Andrej Karpathy has long been ahead.
He was ahead of the AI boom, having worked as a founding member of OpenAI in 2015, long before competitors like Anthropic and xAI emerged. He also got into self-driving vehicles early, steering Tesla’s autopilot effort as its head of AI.
Now, he says, “I’ve never felt this much behind as a programmer.”
In an X post on Friday, Karpathy wrote that the industry was being “dramatically refactored,” as individual programmers contribute fewer and fewer lines of code.
“I have a sense that I could be 10X more powerful if I just properly string together what has become available over the last ~year,” he wrote. “A failure to claim the boost feels decidedly like skill issue.”
I’ve never felt this much behind as a programmer. The profession is being dramatically refactored as the bits contributed by the programmer are increasingly sparse and between. I have a sense that I could be 10X more powerful if I just properly string together what has become…
— Andrej Karpathy (@karpathy) December 26, 2025
AI has radically transformed the software engineering industry, introducing code editors like Cursor, Claude Code, and Codex, along with a slew of agentic software development tools. Business Insider’s Amanda Hoover called 2025 “the year coding changed forever.”

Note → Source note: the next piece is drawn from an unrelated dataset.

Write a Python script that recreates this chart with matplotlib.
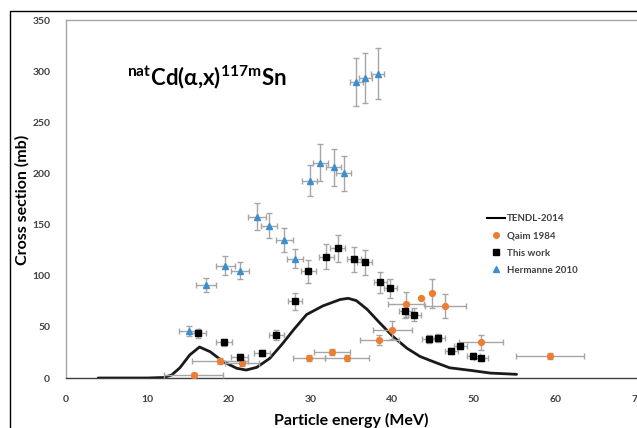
import matplotlib
matplotlib.use("Agg")
import matplotlib.pyplot as plt
from matplotlib.lines import Line2D

plt.rcParams['font.family'] = ['Lato', 'DejaVu Sans']
plt.rcParams['mathtext.fontset'] = 'custom'
plt.rcParams['mathtext.rm'] = 'Lato'
plt.rcParams['mathtext.bf'] = 'Lato:bold'

# TENDL-2014 curve
tendl_e = [4, 10, 12, 13, 14, 15.2, 16.4, 17.7, 19.3, 20.95, 22.1, 23.4, 25.0, 26.5, 28.0,
           29.5, 31.5, 33.6, 34.6, 35.6, 36.9, 38.5, 40.1, 41.8, 43.4, 45.0, 47.0, 49.9, 52, 55.2]
tendl_s = [0, 0, 0.5, 3, 10, 22.5, 30.3, 25.7, 16, 9.5, 7.8, 10.4, 19.2, 33, 48,
           62, 70.5, 76.7, 77.9, 75.6, 67.2, 53.5, 40.4, 29, 21, 16, 10, 7.1, 4.8, 3.6]

# Qaim 1984
qaim_e = [15.7, 18.9, 21.6, 29.8, 32.6, 34.45, 38.4, 40.0, 41.7, 43.5, 44.9, 46.5, 50.9, 59.3]
qaim_s = [3.3, 16.3, 15.0, 19.2, 25.1, 19.2, 36.8, 47.2, 72.0, 78.5, 82.8, 70.4, 34.9, 21.5]
qaim_xerr = [3.6, 3.4, 2.1, 2.0, 2.2, 2.7, 2.4, 2.4, 2.2, 0, 0, 2.5, 2.7, 4.2]
qaim_yerr = [2, 3, 3, 3, 3, 3, 5, 8.7, 12, 0, 14, 12, 7.5, 3]

# This work
tw_e = [16.25, 19.4, 21.3, 24.05, 25.8, 28.1, 29.7, 31.9, 33.3, 35.3, 36.6, 38.5, 39.75,
        41.6, 42.7, 44.45, 45.6, 47.2, 48.3, 49.9, 50.85]
tw_s = [43.7, 34.9, 20.8, 24.4, 42, 74.8, 104.3, 118.6, 126.8, 116, 113, 93.5, 87.7,
        65.2, 61.9, 38.3, 39.5, 26.7, 31.2, 21.6, 19.2]
tw_xerr = [1.0, 1.0, 1.0, 1.0, 0.9, 0.9, 0.9, 0.9, 0.9, 0.9, 0.9, 0.8, 0.8,
           0.8, 0.8, 0.8, 0.8, 0.8, 0.8, 0.8, 0.8]
tw_yerr = [4.5, 3.5, 2.5, 2.5, 4.5, 8, 11, 12, 13, 12, 12, 10, 9,
           7, 6.5, 4, 4, 3, 3.2, 2.5, 2.2]

# Hermanne 2010
her_e = [15.15, 17.2, 19.56, 21.3, 23.4, 24.9, 26.8, 28.1, 29.9, 31.2, 32.8, 34.05, 35.6, 36.7, 38.2]
her_s = [46, 91, 109.8, 105, 157.7, 149, 135, 116.6, 193, 210.5, 206, 200, 289, 293.5, 297.5]
her_xerr = [1.2, 1.2, 1.2, 1.1, 1.1, 1.0, 1.0, 1.0, 0.9, 0.9, 0.9, 0.9, 0.8, 0.8, 0.8]
her_yerr = [4.5, 7, 9, 8, 13, 12, 11.5, 9.3, 15.5, 18, 18, 16.7, 23.5, 24.7, 24.7]

W, H = 637, 428
fig = plt.figure(figsize=(W / 100, H / 100), dpi=100)
ax = fig.add_axes([65.5 / W, 50 / H, 572 / W, 358 / H])

ecol = '#a6a6a6'
ax.plot(tendl_e, tendl_s, color='#1a1a1a', lw=2.0, zorder=3, label='TENDL-2014',
        solid_joinstyle='round', solid_capstyle='round')
ax.errorbar(qaim_e, qaim_s, xerr=qaim_xerr, yerr=qaim_yerr, fmt='o', color='#ED7D31',
            ms=4.2, ecolor=ecol, elinewidth=1.0, capsize=2, zorder=4, label='Qaim 1984')
ax.errorbar(tw_e, tw_s, xerr=tw_xerr, yerr=tw_yerr, fmt='s', color='black',
            ms=4.5, ecolor=ecol, elinewidth=1.0, capsize=2, zorder=4, label='This work')
ax.errorbar(her_e, her_s, xerr=her_xerr, yerr=her_yerr, fmt='^', color='#3A8FD0',
            ms=4.2, ecolor=ecol, elinewidth=1.0, capsize=2, zorder=4, label='Hermanne 2010')

ax.set_xlim(0, 70)
ax.set_ylim(0, 350)
ax.set_xticks(range(0, 71, 10))
ax.set_yticks(range(0, 351, 50))
ax.tick_params(length=0, labelsize=7.5, labelcolor='#404040', pad=12)
ax.tick_params(axis='y', pad=11)
for lab in ax.get_xticklabels() + ax.get_yticklabels():
    lab.set_fontweight('bold')
for s in ['left', 'top']:
    ax.spines[s].set_color('#a6a6a6')
    ax.spines[s].set_linewidth(1.0)
ax.spines['right'].set_visible(False)
ax.spines['bottom'].set_color('#404040')
ax.spines['bottom'].set_linewidth(1.0)

ax.set_xlabel('Particle energy (MeV)', fontsize=11.5, fontweight='bold', labelpad=7)
fig.text(22 / W, 1 - 200 / H, 'Cross section (mb)', rotation=90, fontsize=11.5,
         fontweight='bold', ha='center', va='center')

fig.text(127 / W, 1 - 85 / H,
         r'$\mathbf{^{nat}}$' + 'Cd(α,x)' + r'$\mathbf{^{117m}}$' + 'Sn',
         fontsize=16, fontweight='bold', va='baseline', ha='left')

handles = [Line2D([], [], color='black', lw=1.5),
           Line2D([], [], marker='o', ls='none', color='#ED7D31', ms=4),
           Line2D([], [], marker='s', ls='none', color='black', ms=4),
           Line2D([], [], marker='^', ls='none', color='#3A8FD0', ms=4)]
leg = fig.legend(handles, ['TENDL-2014', 'Qaim 1984', 'This work', 'Hermanne 2010'],
                 loc='upper left', bbox_to_anchor=(487 / W, 1 - 214 / H), frameon=False,
                 fontsize=7, handlelength=1.9, handletextpad=0.15, labelspacing=0.85,
                 borderpad=0, borderaxespad=0)
for t in leg.get_texts():
    t.set_fontweight('bold')
    t.set_color('#404040')

# outer chart-area frame
fig.add_artist(Line2D([10 / W, 10 / W, 1.0], [0, 1 - 11 / H, 1 - 11 / H],
                      transform=fig.transFigure, color='black', lw=1.0))

fig.savefig('out.png', dpi=100)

Karpathy was a key player in the change. In February, he coined the term “vibe coding.” To vibe code, one prompts AI to generate lines of code. (It gets its name because developers “fully give in to the vibes,” Karpathy wrote in his original post.) The Collins Dictionary named it the word of the year.
Still, Karpathy wrote that it’s like a “powerful alien tool” was handed out without a manual.
“Everyone has to figure out how to hold it and operate it, while the resulting magnitude 9 earthquake is rocking the profession,” he wrote.
In the comments, another one of the biggest names in vibe-coding agreed. Boris Cherny created Claude Code for Anthropic, now one of the most popular AI tools among developers.
Cherny wrote that he felt that way “most weeks,” and that he sometimes finds himself approaching a problem manually, not yet realizing AI can do it faster.
New graduates and early career coders may fare best in this new environment, Cherny wrote, because they don’t assume what AI can and cannot do.
“It takes significant mental work to re-adjust to what the model can do every month or two, as models continue to become better and better at coding and engineering,” he wrote.
Responding to Cherny, Karpathy wrote that he had similar experiences. He analogized the new tools to a weapon, one that sometimes “shoots pellets” or “misfires” — highlighting the work-in-progress nature of AI.
Other times, though, the tools work wonders.
“Once in a while when you hold it just right a powerful beam of laser erupts and melts your problem,” he wrote.